AP : Falando de filosofia política, posso dizer que a sua filosofia política é um mistério. Gostaria de lhe perguntar, é um conservador, um marxista, um liberal, um pragmático ? O que é, e qual é a sua filosofia política ?

Vladimir Putin : Penso que poderá dizer-se que sou um pragmático com tendência conservadora. Se calhar até me será, inclusive, difícil explicar isto, mas sempre parto da realidade de hoje, do que sucedeu num passado distante e não tão distante, trato de projectar esses acontecimentos, essa experiência para um futuro próximo, numa perspectiva a médio e longo prazo. Se é um ponto de vista pragmático ou conservador, deixo à sua consideração.

AP : Creio que muitas pessoas se tornam conservadores com a idade.

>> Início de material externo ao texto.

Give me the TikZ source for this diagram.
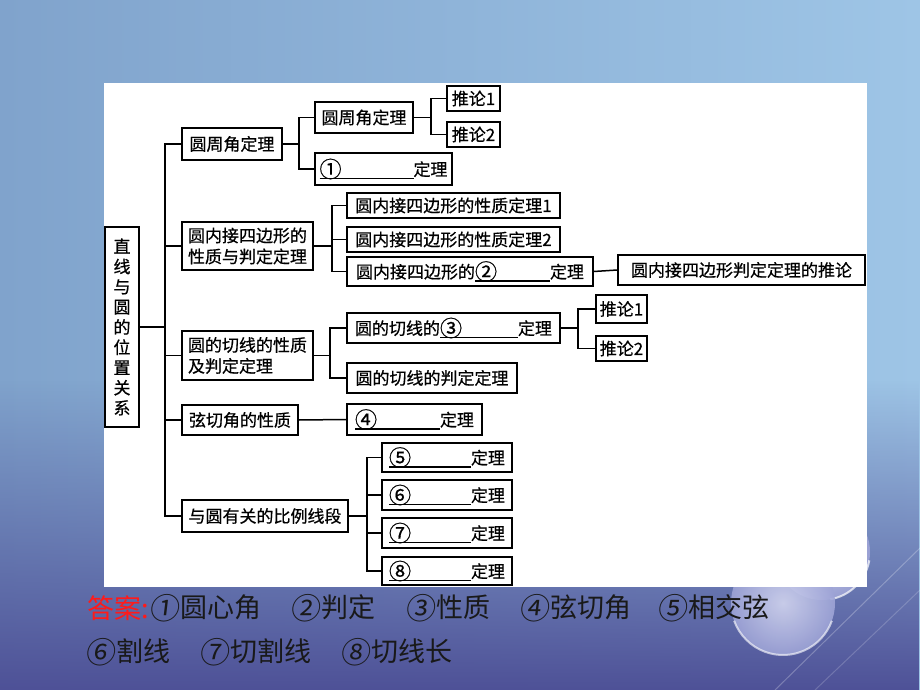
\documentclass[tikz,border=0pt]{standalone}
\usepackage{fontspec}
\setmainfont{Noto Sans CJK SC}
\newfontfamily\boxfamily[FakeBold=0.6]{Noto Sans CJK SC}
\newfontfamily\ansfamily{Noto Sans CJK SC}
\newfontfamily\slantnum[FakeSlant=0.12]{Noto Sans CJK SC}
\usetikzlibrary{fadings}
\definecolor{bgtopL}{HTML}{80A3CC}
\definecolor{bgtopR}{HTML}{9EC5E6}
\definecolor{bgbot}{HTML}{4E5197}
\definecolor{ansred}{HTML}{FF1A1A}
\definecolor{ballin}{HTML}{D2D5EF}
\definecolor{ballout}{HTML}{9DA3D6}
\tikzfading[name=fadedown, top color=transparent!100, bottom color=transparent!0]
% circled number in boxes and answers
\newcommand\cnum[1]{\raisebox{-0.1em}{\scalebox{1.3}{#1}}}
\newcommand\anum[1]{\makebox[31pt][l]{\raisebox{-1.5pt}{\scalebox{1.1}{\slantnum #1}}}}
% blank with underline: #1 symbol, #2 width
\newcommand\blankfill[2]{\makebox[#2][l]{\rlap{\rule[-3.5pt]{#2}{1.3pt}}\cnum{#1}}}
\newcommand\boxnode[6]{%
  \node[box, minimum width={(#4)-(#2)}, minimum height={(#5)-(#3)}] (#1)
    at ({((#2)+(#4))/2},{((#3)+(#5))/2}) {#6};}
\begin{document}
\begin{tikzpicture}[x=1pt,y=-1pt,
  box/.style={draw=black, line width=1.5pt, fill=white, inner sep=0pt,
    align=left, font=\boxfamily\fontsize{17}{21}\selectfont},
  conn/.style={line width=1.5pt, black},
  ans/.style={anchor=west, inner sep=0pt, text=black!90,
    font=\ansfamily\fontsize{27}{30}\selectfont}]
\useasboundingbox (0,0) rectangle (920,690);
% background
\shade[left color=bgtopL, right color=bgtopR] (0,0) rectangle (920,690);
\fill[bgbot, path fading=fadedown] (0,380) rectangle (920,690);
\draw[white, opacity=0.25, line width=1pt] (775,690) -- (920,548);
\draw[white, opacity=0.18, line width=1pt] (815,690) -- (920,590);
\shade[inner color=ballin, outer color=ballout, opacity=0.9] (822,552) circle (48pt);
\draw[white, opacity=0.7, line width=2pt] (822,552) ++(-10:48pt) arc[start angle=-10, end angle=-80, radius=48pt];
\shade[inner color=ballin, outer color=ballout, opacity=0.9] (783,603) circle (52pt);
\draw[white, opacity=0.6, line width=2pt] (783,603) ++(-20:52pt) arc[start angle=-20, end angle=-160, radius=52pt];
% white panel
\fill[white] (104,83) rectangle (867,587);
% nodes
\node[box, align=center, minimum width=34, minimum height=200,
  font=\boxfamily\fontsize{17}{20.2}\selectfont] (root) at (122,327)
  {直\\线\\与\\圆\\的\\位\\置\\关\\系};
\boxnode{g1}{182}{128}{282}{160}{圆周角定理}
\boxnode{g2}{182}{222}{313}{270}{圆内接四边形的\\性质与判定定理}
\boxnode{g3}{182}{331}{313}{380}{圆的切线的性质\\及判定定理}
\boxnode{g4}{182}{405}{298}{435}{弦切角的性质}
\boxnode{g5}{182}{500}{348}{532}{与圆有关的比例线段}
\boxnode{a1}{315}{102}{413}{133}{圆周角定理}
\boxnode{a2}{315}{153}{452}{185}{\blankfill{①}{94pt}定理}
\boxnode{p1}{447}{86}{500}{111}{推论1}
\boxnode{p2}{447}{122}{500}{147}{推论2}
\boxnode{b1}{347}{193}{560}{218}{圆内接四边形的性质定理1}
\boxnode{b2}{347}{227}{560}{252}{圆内接四边形的性质定理2}
\boxnode{b3}{347}{257}{593}{286}{圆内接四边形的\blankfill{②}{75pt}定理}
\boxnode{c}{618}{255}{865}{285}{圆内接四边形判定定理的推论}
\boxnode{d1}{347}{313}{560}{343}{圆的切线的\blankfill{③}{78pt}定理}
\boxnode{d2}{347}{363}{517}{393}{圆的切线的判定定理}
\boxnode{e1}{596}{295}{647}{323}{推论1}
\boxnode{e2}{596}{336}{647}{361}{推论2}
\boxnode{f}{347}{404}{482}{435}{\blankfill{④}{85pt}定理}
\boxnode{h1}{382}{443}{512}{472}{\blankfill{⑤}{82pt}定理}
\boxnode{h2}{382}{480}{512}{510}{\blankfill{⑥}{82pt}定理}
\boxnode{h3}{382}{518}{512}{548}{\blankfill{⑦}{82pt}定理}
\boxnode{h4}{382}{557}{512}{585}{\blankfill{⑧}{82pt}定理}
% junctions
\coordinate (sp) at (165,330);
\coordinate (j1) at (299,144);
\coordinate (j2) at (431,117.5);
\coordinate (j3) at (332,246);
\coordinate (j4) at (330,355.5);
\coordinate (j5) at (578,328);
\coordinate (j6) at (367,516);
% connectors
\draw[conn] (root.east) -- (root.east -| sp);
\draw[conn] (g1.west) -| (sp) |- (g5.west);
\draw[conn] (g2.west) -- (g2.west -| sp);
\draw[conn] (g3.west) -- (g3.west -| sp);
\draw[conn] (g4.west) -- (g4.west -| sp);
\draw[conn] (g1.east) -- (j1);
\draw[conn] (a1.west) -| (j1) |- (a2.west);
\draw[conn] (a1.east) -- (j2);
\draw[conn] (p1.west) -| (j2) |- (p2.west);
\draw[conn] (g2.east) -- (j3);
\draw[conn] (b1.west) -| (j3) |- (b3.west);
\draw[conn] (b2.west) -- (b2.west -| j3);
\draw[conn] (b3.east) -- (c.west);
\draw[conn] (g3.east) -- (j4);
\draw[conn] (d1.west) -| (j4) |- (d2.west);
\draw[conn] (d1.east) -- (j5);
\draw[conn] (e1.west) -| (j5) |- (e2.west);
\draw[conn] (g4.east) -- (f.west);
\draw[conn] (g5.east) -- (j6);
\draw[conn] (h1.west) -| (j6) |- (h4.west);
\draw[conn] (h2.west) -- (h2.west -| j6);
\draw[conn] (h3.west) -- (h3.west -| j6);
% answers
\node[ans, text=ansred] (ans0) at (87,608) {答案:};
\node[ans] (ans1) at (149,608) {\anum{①}圆心角};
\node[ans] (ans2) at (290,608) {\anum{②}判定};
\node[ans] (ans3) at (405,608) {\anum{③}性质};
\node[ans] (ans4) at (519,608) {\anum{④}弦切角};
\node[ans] (ans5) at (657,608) {\anum{⑤}相交弦};
\node[ans] (ans6) at (85,652) {\anum{⑥}割线};
\node[ans] (ans7) at (199,652) {\anum{⑦}切割线};
\node[ans] (ans8) at (340,652) {\anum{⑧}切线长};
\end{tikzpicture}
\end{document}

Vladimir Putin : Talvez tenha razão. Mas mesmo assim penso que é a melhor escolha. O conservadorismo não significa estagnação. O conservadorismo significa apoiar-se nos valores tradicionais mas com um elemento focado(focalizado-Br) no desenvolvimento. Creio que isso é algo de fundamental. E, normalmente, a nível mundial, em quase todos os países, a situação evolui de tal forma tal que os conservadores acumulam os recursos, acumulam fundos, bases para o crescimento económico. Aí chegam os revolucionários e repartem tudo rápidamente, de um modo ou outro. Mas os revolucionários, de grandes teorias, tanto podem ser os representantes dos movimentos da esquerda como pessoas verdadeiramente radicais, repartem tudo rápidamente. E toda a gente gosta disto. Segue-se um período de desencanto, acontece que foi tudo devorado e estropiado, e há que recomeçar. As pessoas sabem disto e chamam de novo os conservadores. De novo impõem os sacrifícios, começam a trabalhar e aí de novo dizem já está, acumulamos o suficiente, chegou a hora de repartir. Este ciclo repete-se continuamente na política.